Aos 72 anos e figurando entre as principais autoras do feminismo brasileiro, a filósofa, escritora e ativista antirracismo Sueli Carneiro entra para a história da Universidade de Brasília (UnB) como a primeira mulher negra a receber o título de doutora honoris causa. A cerimônia ocorreu na tarde desta quarta-feira (21), no auditório Esperança Garcia, da Faculdade de Direito, e contou com presença maciça de estudantes, amigos e representantes de movimentos negros do Distrito Federal.
Mais que uma cerimônia de entrega de título, o evento foi uma festa. Acompanhadas do violonista Amilcar Pare, as sambistas Tresa Lopes e Cris Pereira executaram sambas de primeira que esquentaram ainda mais o auditório quente e lotado, levantando. Em peso, a plateia cantou e dançou. Foram momentos intercalados por muita emoção e celebração. Sobretudo à Mãe África e seus santos. O título foi entregue pela reitora Márcia Abrahão, que destacou a trajetória de luta de Sueli e o pioneirismo que sempre pautou a história da instituição.

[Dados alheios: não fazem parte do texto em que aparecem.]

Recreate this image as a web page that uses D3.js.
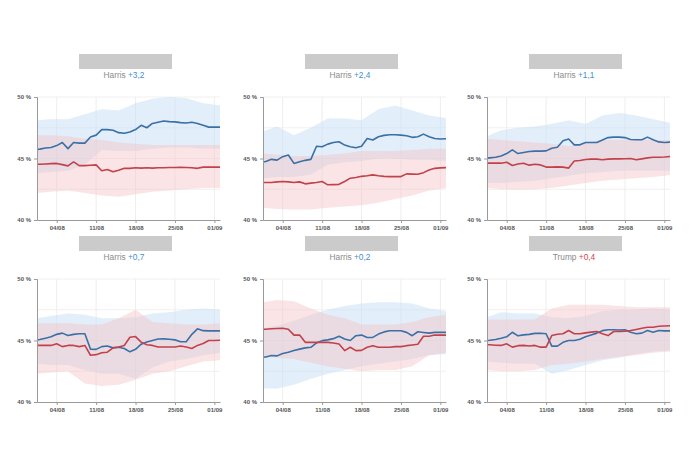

Em março deste ano, por aclamação, o Conselho Universitário (Consuni) da UnB aprovou a concessão do título à filósofa e escritora. A proposta da titulação partiu do Programa de Pós-Graduação em Direitos Humanos e Cidadania do Centro de Estudos Avançados Multidisciplinares (Ceam) da UnB, após a submissão do memorial de Sueli Carneiro pelos professores Wanderson Flor e Vanessa de Castro.
O reconhecimento é concedido a personalidades que se destacaram pelo saber ou pela atuação em prol das artes, das ciências, da filosofia, das letras ou do melhor entendimento entre os povos. Até então, a UnB havia outorgados 66 títulos de professor e doutor honoris causa. Do total, somente 7 mulheres foram agraciadas, todas vistas como brancas; além de 3 homens negros.
Em seu discurso, Sueli Carneiro destacou sua trajetória e luta pela resistência, pautada por sonhos libertários e também o pioneirismo da UnB como a primeira universidade federal a reservar 20% das vagas para estudantes negros, em 2003 no marco institucional de um Plano de Metas para Integração Social, Étnica e Racial desta Universidade. “O sistema foi implementado mudando significativamente o perfil do campus, com a inclusão de mais de 30 mil estudantes por meio das cotas raciais”, disse.
“É um título que recebo com a humildade de quem o compreende como o reconhecimento da justeza das lutas de mulheres e homens negros que clamam por um novo pacto civilizatório que desaloje os privilégios consagrados de gênero e raça que o experimento colonial forjou em todas as dimensões da vida social”, afirmou. “Significa o reconhecimento da legitimidade desses discursos e atos que protagonizamos, produzidos por lágrimas insubmissas. É o reconhecimento dessa escrevivência, que ‘não é para adormecer os da casa grande, e sim para incomodá-los em seus sonhos injustos’, como apontou nossa magistral escritora Conceição Evaristo”, completou.
A reitora Márcia Abrahão — que lembrou ser filha de negro e, por isso, se viu obrigada a passar a vida explicando que o pai não era motorista da família —, destacou a trajetória inovadora da universidade e observou que a mesma honraria foi concedida neste ano ao escritor, filósofo, poeta e ambientalista Ailton Krenak, primeiro indígena a receber a honraria da universidade. “Nós, da UnB, temos o orgulho de honrar a nossa história, os princípios de ser uma universidade inovadora, transformadora e à frente do seu tempo. Por isso, fomos pioneiros nas cotas raciais e em diversas ações no âmbito das universidades brasileiras”, disse.
“É uma honra para a Universidade de Brasília e também para mim, como a primeira reitora da instituição, conceder esse título à primeira mulher negra, no ano em que a universidade faz 60 anos, e que Darcy Ribeiro faria 100 anos. É mais uma comprovação de que a UnB está à frente do seu tempo, uma universidade de resistência, que luta pela democracia. Espermos que a doutotra Sueli Carneiro continue fazendo outras ‘Suelis Carneiros’ daqui pra frente.”